■ DESCRIPTION OF THE TASK
Using the data below, tally the lines that include the string "chart". Only the number is wanted.

##### INPUT #####

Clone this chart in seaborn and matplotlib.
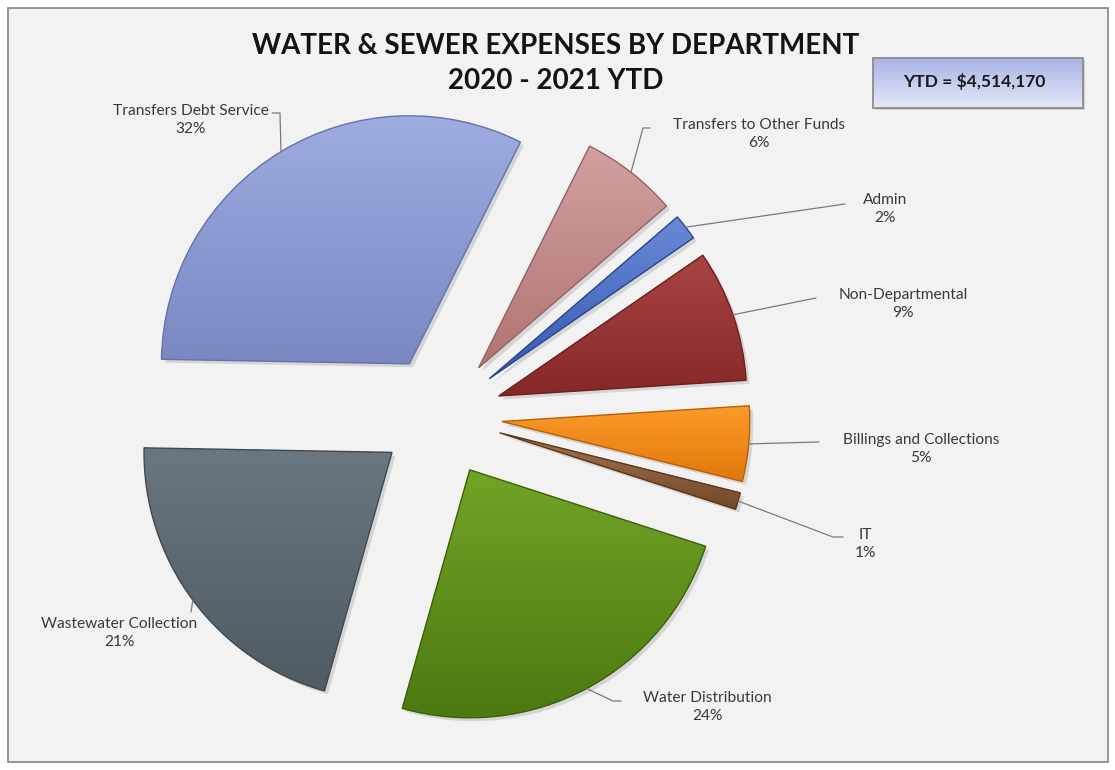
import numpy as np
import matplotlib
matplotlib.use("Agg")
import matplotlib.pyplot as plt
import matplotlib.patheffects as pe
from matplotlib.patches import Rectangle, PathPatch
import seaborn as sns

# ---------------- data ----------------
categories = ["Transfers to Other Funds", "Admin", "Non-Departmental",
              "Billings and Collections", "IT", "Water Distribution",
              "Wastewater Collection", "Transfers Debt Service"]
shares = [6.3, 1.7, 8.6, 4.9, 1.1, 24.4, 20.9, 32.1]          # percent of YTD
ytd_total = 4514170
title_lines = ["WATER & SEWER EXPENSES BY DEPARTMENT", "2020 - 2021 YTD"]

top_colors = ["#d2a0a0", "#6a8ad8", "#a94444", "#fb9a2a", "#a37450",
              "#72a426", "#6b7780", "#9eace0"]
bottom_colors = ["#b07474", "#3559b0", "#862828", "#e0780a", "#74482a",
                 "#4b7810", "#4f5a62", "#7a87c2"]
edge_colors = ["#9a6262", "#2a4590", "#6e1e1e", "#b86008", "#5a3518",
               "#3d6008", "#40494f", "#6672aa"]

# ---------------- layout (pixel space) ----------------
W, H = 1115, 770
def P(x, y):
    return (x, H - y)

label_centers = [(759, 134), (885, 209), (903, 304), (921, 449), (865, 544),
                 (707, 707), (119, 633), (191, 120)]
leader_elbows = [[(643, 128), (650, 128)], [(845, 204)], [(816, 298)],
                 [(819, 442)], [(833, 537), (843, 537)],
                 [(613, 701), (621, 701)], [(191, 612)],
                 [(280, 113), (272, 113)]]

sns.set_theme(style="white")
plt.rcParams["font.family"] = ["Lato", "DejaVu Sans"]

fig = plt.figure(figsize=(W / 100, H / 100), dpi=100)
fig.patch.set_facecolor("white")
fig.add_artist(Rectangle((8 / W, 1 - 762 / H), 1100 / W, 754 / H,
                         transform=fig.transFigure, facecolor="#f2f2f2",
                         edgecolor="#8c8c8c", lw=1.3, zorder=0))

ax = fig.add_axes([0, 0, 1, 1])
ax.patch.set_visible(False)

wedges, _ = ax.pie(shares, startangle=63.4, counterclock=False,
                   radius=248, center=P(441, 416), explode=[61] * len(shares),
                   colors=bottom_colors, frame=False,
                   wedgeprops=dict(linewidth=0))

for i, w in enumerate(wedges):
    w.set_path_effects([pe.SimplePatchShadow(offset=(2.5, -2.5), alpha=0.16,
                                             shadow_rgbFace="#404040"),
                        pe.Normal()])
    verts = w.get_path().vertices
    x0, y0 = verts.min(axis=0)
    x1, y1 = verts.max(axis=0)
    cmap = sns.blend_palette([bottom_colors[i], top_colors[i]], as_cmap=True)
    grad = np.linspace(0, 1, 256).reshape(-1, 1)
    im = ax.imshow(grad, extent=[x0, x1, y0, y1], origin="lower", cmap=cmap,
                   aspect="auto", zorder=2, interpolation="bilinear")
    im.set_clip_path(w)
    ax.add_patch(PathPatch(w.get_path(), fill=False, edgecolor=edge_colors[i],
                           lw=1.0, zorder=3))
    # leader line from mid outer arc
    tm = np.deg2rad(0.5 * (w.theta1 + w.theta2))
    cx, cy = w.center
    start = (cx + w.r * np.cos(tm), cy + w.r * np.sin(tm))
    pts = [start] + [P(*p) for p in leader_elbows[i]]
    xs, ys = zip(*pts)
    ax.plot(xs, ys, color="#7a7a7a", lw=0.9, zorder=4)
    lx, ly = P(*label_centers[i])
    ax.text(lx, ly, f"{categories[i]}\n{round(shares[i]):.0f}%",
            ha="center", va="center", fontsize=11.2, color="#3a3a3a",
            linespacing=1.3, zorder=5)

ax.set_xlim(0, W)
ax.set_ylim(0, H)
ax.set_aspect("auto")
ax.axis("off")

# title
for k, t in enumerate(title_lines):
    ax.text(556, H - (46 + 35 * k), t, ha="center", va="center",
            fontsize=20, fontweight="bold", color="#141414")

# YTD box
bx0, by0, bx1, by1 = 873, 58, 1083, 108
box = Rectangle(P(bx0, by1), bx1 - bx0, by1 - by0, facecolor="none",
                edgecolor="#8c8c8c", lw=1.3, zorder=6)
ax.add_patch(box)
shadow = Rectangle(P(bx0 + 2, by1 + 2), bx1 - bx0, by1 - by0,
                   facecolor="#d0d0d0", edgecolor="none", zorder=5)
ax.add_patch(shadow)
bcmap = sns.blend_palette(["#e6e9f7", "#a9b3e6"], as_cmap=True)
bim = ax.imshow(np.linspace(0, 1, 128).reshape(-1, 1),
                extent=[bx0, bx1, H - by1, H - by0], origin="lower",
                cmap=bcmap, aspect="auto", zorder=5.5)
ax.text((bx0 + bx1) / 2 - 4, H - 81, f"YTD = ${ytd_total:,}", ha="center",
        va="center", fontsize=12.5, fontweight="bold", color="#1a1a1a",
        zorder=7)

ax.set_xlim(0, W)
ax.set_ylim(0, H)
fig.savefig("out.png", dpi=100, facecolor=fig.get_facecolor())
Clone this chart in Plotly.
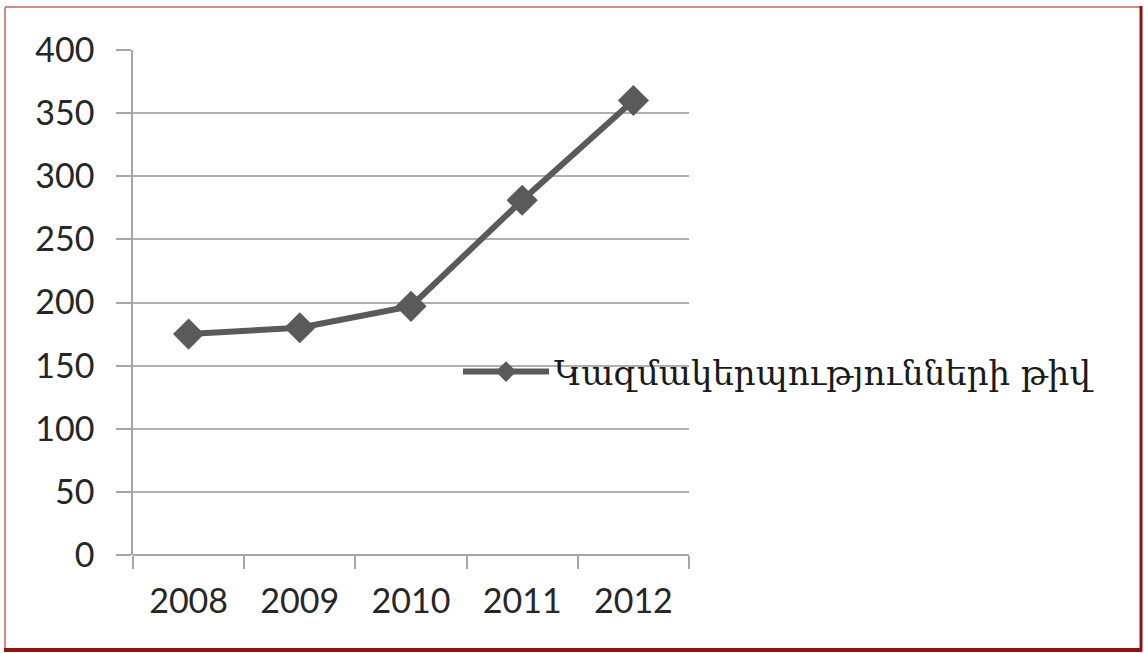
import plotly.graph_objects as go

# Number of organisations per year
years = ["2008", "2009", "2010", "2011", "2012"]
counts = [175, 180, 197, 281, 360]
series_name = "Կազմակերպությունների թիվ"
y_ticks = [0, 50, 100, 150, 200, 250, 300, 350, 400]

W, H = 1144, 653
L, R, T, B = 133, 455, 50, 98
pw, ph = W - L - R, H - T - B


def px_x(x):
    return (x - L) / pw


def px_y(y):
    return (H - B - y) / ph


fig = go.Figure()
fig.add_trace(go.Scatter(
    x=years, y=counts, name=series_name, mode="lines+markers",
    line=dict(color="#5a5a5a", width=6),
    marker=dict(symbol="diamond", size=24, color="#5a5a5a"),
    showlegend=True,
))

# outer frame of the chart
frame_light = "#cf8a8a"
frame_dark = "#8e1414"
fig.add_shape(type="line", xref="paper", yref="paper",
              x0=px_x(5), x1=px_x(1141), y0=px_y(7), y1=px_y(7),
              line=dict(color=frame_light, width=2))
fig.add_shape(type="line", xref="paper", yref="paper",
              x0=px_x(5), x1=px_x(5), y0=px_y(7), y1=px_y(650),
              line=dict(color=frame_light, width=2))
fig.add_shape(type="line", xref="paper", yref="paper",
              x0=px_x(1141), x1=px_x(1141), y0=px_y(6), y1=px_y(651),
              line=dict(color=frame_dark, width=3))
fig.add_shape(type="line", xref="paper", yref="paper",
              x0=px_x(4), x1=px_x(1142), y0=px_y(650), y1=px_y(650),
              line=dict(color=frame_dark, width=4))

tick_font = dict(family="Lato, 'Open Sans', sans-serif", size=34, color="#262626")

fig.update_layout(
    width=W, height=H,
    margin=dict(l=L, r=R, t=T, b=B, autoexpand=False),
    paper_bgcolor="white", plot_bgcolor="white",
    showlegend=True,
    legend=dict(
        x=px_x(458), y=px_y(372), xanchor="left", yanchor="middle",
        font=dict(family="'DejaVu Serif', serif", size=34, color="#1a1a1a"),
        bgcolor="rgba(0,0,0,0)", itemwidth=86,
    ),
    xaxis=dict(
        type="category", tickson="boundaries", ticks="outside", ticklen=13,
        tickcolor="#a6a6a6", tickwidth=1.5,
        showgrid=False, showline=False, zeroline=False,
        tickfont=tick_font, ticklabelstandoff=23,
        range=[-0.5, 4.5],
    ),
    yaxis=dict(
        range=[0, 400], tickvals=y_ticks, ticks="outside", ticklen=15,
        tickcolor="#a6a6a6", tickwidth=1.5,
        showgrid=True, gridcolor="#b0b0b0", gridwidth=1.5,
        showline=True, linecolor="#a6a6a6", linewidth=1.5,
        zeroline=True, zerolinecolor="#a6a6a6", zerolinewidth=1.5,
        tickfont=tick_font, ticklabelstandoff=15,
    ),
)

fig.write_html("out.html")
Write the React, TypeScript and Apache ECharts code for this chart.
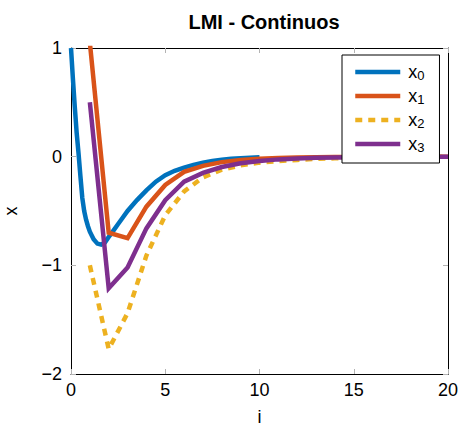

#####

■ ANSWER TO THE EXERCISE
4